## begin
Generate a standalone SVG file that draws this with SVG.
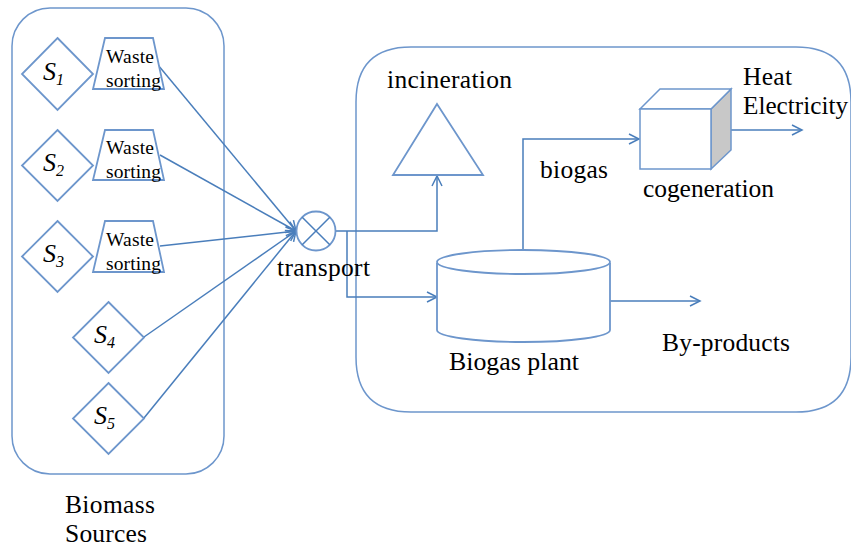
<svg xmlns="http://www.w3.org/2000/svg" width="851" height="549" viewBox="0 0 851 549" font-family="'Liberation Serif','Times New Roman','DejaVu Serif',serif">
<defs>
<style>
.ln{fill:none;stroke:#4a7ebb;stroke-width:1.5}
.sh{fill:#fff;stroke:#6d96cc;stroke-width:1.8}
text{font-family:'Liberation Serif','Times New Roman','DejaVu Serif',serif;fill:#000}
.t{font-size:25.5px}
.ws{font-size:19.5px}
.s{font-size:26px;font-style:italic}
</style>
<marker id="ar" markerUnits="userSpaceOnUse" markerWidth="14" markerHeight="14" refX="11" refY="6" orient="auto">
<path d="M1,1 L11,6 L1,11" fill="none" stroke="#4a7ebb" stroke-width="1.5"/>
</marker>
</defs>
<rect width="851" height="549" fill="#fff"/>

<g id="biomass-box">
<rect x="12" y="8" width="212" height="466" rx="38" ry="38" fill="none" stroke="#6d96cc" stroke-width="1.5"/>
<text class="t" x="65" y="513" textLength="90" lengthAdjust="spacing">Biomass</text>
<text class="t" x="65" y="542" textLength="82" lengthAdjust="spacing">Sources</text>
</g>
<g id="process-box">
<path d="M356,102 Q356,47 411,47 L796,47 Q851,47 851,102 L851,357 Q851,412 796,412 L411,412 Q356,412 356,357 Z" fill="none" stroke="#6d96cc" stroke-width="1.5"/>
</g>

<g id="connectors">
<line class="ln" x1="158" y1="65" x2="296" y2="231" marker-end="url(#ar)"/>
<line class="ln" x1="160" y1="155" x2="296" y2="231" marker-end="url(#ar)"/>
<line class="ln" x1="160" y1="246" x2="296" y2="231" marker-end="url(#ar)"/>
<line class="ln" x1="144" y1="337" x2="296" y2="231" marker-end="url(#ar)"/>
<line class="ln" x1="144" y1="418" x2="296" y2="231" marker-end="url(#ar)"/>
<polyline class="ln" points="336,231 437,231 437,176" marker-end="url(#ar)"/>
<polyline class="ln" points="347,231 347,297 437,297" marker-end="url(#ar)"/>
<polyline class="ln" points="523,250 523,139 639,139" marker-end="url(#ar)"/>
<line class="ln" x1="711" y1="130" x2="802" y2="130" marker-end="url(#ar)"/>
<line class="ln" x1="610" y1="301" x2="700" y2="301" marker-end="url(#ar)"/>
</g>

<g id="S1">
<polygon class="sh" points="57.5,38 93,74 57.5,110 22,74"/>
<text class="s" x="43" y="80">S<tspan font-size="16" dy="5">1</tspan></text>
</g>
<g id="S2">
<polygon class="sh" points="57.5,130 93,165.5 57.5,201 22,165.5"/>
<text class="s" x="43" y="171">S<tspan font-size="16" dy="5">2</tspan></text>
</g>
<g id="S3">
<polygon class="sh" points="57.5,221 93,256.5 57.5,292 22,256.5"/>
<text class="s" x="43" y="262">S<tspan font-size="16" dy="5">3</tspan></text>
</g>
<g id="S4">
<polygon class="sh" points="108.5,302 144,337.5 108.5,373 73,337.5"/>
<text class="s" x="94" y="343">S<tspan font-size="16" dy="5">4</tspan></text>
</g>
<g id="S5">
<polygon class="sh" points="108.5,383 144,418.5 108.5,454 73,418.5"/>
<text class="s" x="94" y="424">S<tspan font-size="16" dy="5">5</tspan></text>
</g>

<g id="sort1">
<polygon class="sh" points="105,38 153,38 164,89 93,89"/>
<text class="ws" x="106" y="63" textLength="48" lengthAdjust="spacing">Waste</text>
<text class="ws" x="106" y="87" textLength="55" lengthAdjust="spacing">sorting</text>
</g>
<g id="sort2">
<polygon class="sh" points="105,130 153,130 164,180 93,180"/>
<text class="ws" x="106" y="154" textLength="48" lengthAdjust="spacing">Waste</text>
<text class="ws" x="106" y="178" textLength="55" lengthAdjust="spacing">sorting</text>
</g>
<g id="sort3">
<polygon class="sh" points="105,221 153,221 164,272 93,272"/>
<text class="ws" x="106" y="246" textLength="48" lengthAdjust="spacing">Waste</text>
<text class="ws" x="106" y="270" textLength="55" lengthAdjust="spacing">sorting</text>
</g>

<g id="transport">
<circle class="sh" cx="316" cy="231" r="19.5"/>
<line class="ln" x1="302.2" y1="217.2" x2="329.8" y2="244.8"/>
<line class="ln" x1="329.8" y1="217.2" x2="302.2" y2="244.8"/>
<text class="t" x="277" y="276" textLength="93" lengthAdjust="spacing">transport</text>
</g>

<g id="incineration">
<polygon class="sh" points="437,104 483,175 393,175"/>
<text class="t" x="387" y="88" textLength="125" lengthAdjust="spacing">incineration</text>
</g>

<g id="biogas-plant">
<path class="sh" d="M437,263 L437,330 A86.5,12 0 0 0 610,330 L610,263"/>
<ellipse class="sh" cx="523.5" cy="262" rx="86.5" ry="12"/>
<text class="t" x="449" y="370" textLength="130" lengthAdjust="spacingAndGlyphs">Biogas plant</text>
</g>

<g id="cogeneration">
<polygon points="711,109 731,89 731,150 711,169" fill="#c8c8c8" stroke="#6d96cc" stroke-width="1.5"/>
<polygon points="640,109 660,89 731,89 711,109" fill="#fff" stroke="#6d96cc" stroke-width="1.5"/>
<rect x="640" y="109" width="71" height="60" fill="#fff" stroke="#6d96cc" stroke-width="1.5"/>
<text class="t" x="643" y="197" textLength="131" lengthAdjust="spacing">cogeneration</text>
</g>

<g id="labels">
<text class="t" x="540" y="178" textLength="68" lengthAdjust="spacing">biogas</text>
<text class="t" x="743" y="85" textLength="49" lengthAdjust="spacing">Heat</text>
<text class="t" x="743" y="114" textLength="105" lengthAdjust="spacingAndGlyphs">Electricity</text>
<text class="t" x="662" y="351" textLength="128" lengthAdjust="spacing">By-products</text>
</g>
</svg>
## end
> _The problem_
Write out the data precisely as given, excluding the pictures.

> _Solution for this problem_
Generate a standalone SVG file that draws this with SVG.
<svg xmlns="http://www.w3.org/2000/svg" width="851" height="549" viewBox="0 0 851 549" font-family="'Liberation Serif','Times New Roman','DejaVu Serif',serif">
<defs>
<style>
.ln{fill:none;stroke:#4a7ebb;stroke-width:1.5}
.sh{fill:#fff;stroke:#6d96cc;stroke-width:1.8}
text{font-family:'Liberation Serif','Times New Roman','DejaVu Serif',serif;fill:#000}
.t{font-size:25.5px}
.ws{font-size:19.5px}
.s{font-size:26px;font-style:italic}
</style>
<marker id="ar" markerUnits="userSpaceOnUse" markerWidth="14" markerHeight="14" refX="11" refY="6" orient="auto">
<path d="M1,1 L11,6 L1,11" fill="none" stroke="#4a7ebb" stroke-width="1.5"/>
</marker>
</defs>
<rect width="851" height="549" fill="#fff"/>

<g id="biomass-box">
<rect x="12" y="8" width="212" height="466" rx="38" ry="38" fill="none" stroke="#6d96cc" stroke-width="1.5"/>
<text class="t" x="65" y="513" textLength="90" lengthAdjust="spacing">Biomass</text>
<text class="t" x="65" y="542" textLength="82" lengthAdjust="spacing">Sources</text>
</g>
<g id="process-box">
<path d="M356,102 Q356,47 411,47 L796,47 Q851,47 851,102 L851,357 Q851,412 796,412 L411,412 Q356,412 356,357 Z" fill="none" stroke="#6d96cc" stroke-width="1.5"/>
</g>

<g id="connectors">
<line class="ln" x1="158" y1="65" x2="296" y2="231" marker-end="url(#ar)"/>
<line class="ln" x1="160" y1="155" x2="296" y2="231" marker-end="url(#ar)"/>
<line class="ln" x1="160" y1="246" x2="296" y2="231" marker-end="url(#ar)"/>
<line class="ln" x1="144" y1="337" x2="296" y2="231" marker-end="url(#ar)"/>
<line class="ln" x1="144" y1="418" x2="296" y2="231" marker-end="url(#ar)"/>
<polyline class="ln" points="336,231 437,231 437,176" marker-end="url(#ar)"/>
<polyline class="ln" points="347,231 347,297 437,297" marker-end="url(#ar)"/>
<polyline class="ln" points="523,250 523,139 639,139" marker-end="url(#ar)"/>
<line class="ln" x1="711" y1="130" x2="802" y2="130" marker-end="url(#ar)"/>
<line class="ln" x1="610" y1="301" x2="700" y2="301" marker-end="url(#ar)"/>
</g>

<g id="S1">
<polygon class="sh" points="57.5,38 93,74 57.5,110 22,74"/>
<text class="s" x="43" y="80">S<tspan font-size="16" dy="5">1</tspan></text>
</g>
<g id="S2">
<polygon class="sh" points="57.5,130 93,165.5 57.5,201 22,165.5"/>
<text class="s" x="43" y="171">S<tspan font-size="16" dy="5">2</tspan></text>
</g>
<g id="S3">
<polygon class="sh" points="57.5,221 93,256.5 57.5,292 22,256.5"/>
<text class="s" x="43" y="262">S<tspan font-size="16" dy="5">3</tspan></text>
</g>
<g id="S4">
<polygon class="sh" points="108.5,302 144,337.5 108.5,373 73,337.5"/>
<text class="s" x="94" y="343">S<tspan font-size="16" dy="5">4</tspan></text>
</g>
<g id="S5">
<polygon class="sh" points="108.5,383 144,418.5 108.5,454 73,418.5"/>
<text class="s" x="94" y="424">S<tspan font-size="16" dy="5">5</tspan></text>
</g>

<g id="sort1">
<polygon class="sh" points="105,38 153,38 164,89 93,89"/>
<text class="ws" x="106" y="63" textLength="48" lengthAdjust="spacing">Waste</text>
<text class="ws" x="106" y="87" textLength="55" lengthAdjust="spacing">sorting</text>
</g>
<g id="sort2">
<polygon class="sh" points="105,130 153,130 164,180 93,180"/>
<text class="ws" x="106" y="154" textLength="48" lengthAdjust="spacing">Waste</text>
<text class="ws" x="106" y="178" textLength="55" lengthAdjust="spacing">sorting</text>
</g>
<g id="sort3">
<polygon class="sh" points="105,221 153,221 164,272 93,272"/>
<text class="ws" x="106" y="246" textLength="48" lengthAdjust="spacing">Waste</text>
<text class="ws" x="106" y="270" textLength="55" lengthAdjust="spacing">sorting</text>
</g>

<g id="transport">
<circle class="sh" cx="316" cy="231" r="19.5"/>
<line class="ln" x1="302.2" y1="217.2" x2="329.8" y2="244.8"/>
<line class="ln" x1="329.8" y1="217.2" x2="302.2" y2="244.8"/>
<text class="t" x="277" y="276" textLength="93" lengthAdjust="spacing">transport</text>
</g>

<g id="incineration">
<polygon class="sh" points="437,104 483,175 393,175"/>
<text class="t" x="387" y="88" textLength="125" lengthAdjust="spacing">incineration</text>
</g>

<g id="biogas-plant">
<path class="sh" d="M437,263 L437,330 A86.5,12 0 0 0 610,330 L610,263"/>
<ellipse class="sh" cx="523.5" cy="262" rx="86.5" ry="12"/>
<text class="t" x="449" y="370" textLength="130" lengthAdjust="spacingAndGlyphs">Biogas plant</text>
</g>

<g id="cogeneration">
<polygon points="711,109 731,89 731,150 711,169" fill="#c8c8c8" stroke="#6d96cc" stroke-width="1.5"/>
<polygon points="640,109 660,89 731,89 711,109" fill="#fff" stroke="#6d96cc" stroke-width="1.5"/>
<rect x="640" y="109" width="71" height="60" fill="#fff" stroke="#6d96cc" stroke-width="1.5"/>
<text class="t" x="643" y="197" textLength="131" lengthAdjust="spacing">cogeneration</text>
</g>

<g id="labels">
<text class="t" x="540" y="178" textLength="68" lengthAdjust="spacing">biogas</text>
<text class="t" x="743" y="85" textLength="49" lengthAdjust="spacing">Heat</text>
<text class="t" x="743" y="114" textLength="105" lengthAdjust="spacingAndGlyphs">Electricity</text>
<text class="t" x="662" y="351" textLength="128" lengthAdjust="spacing">By-products</text>
</g>
</svg>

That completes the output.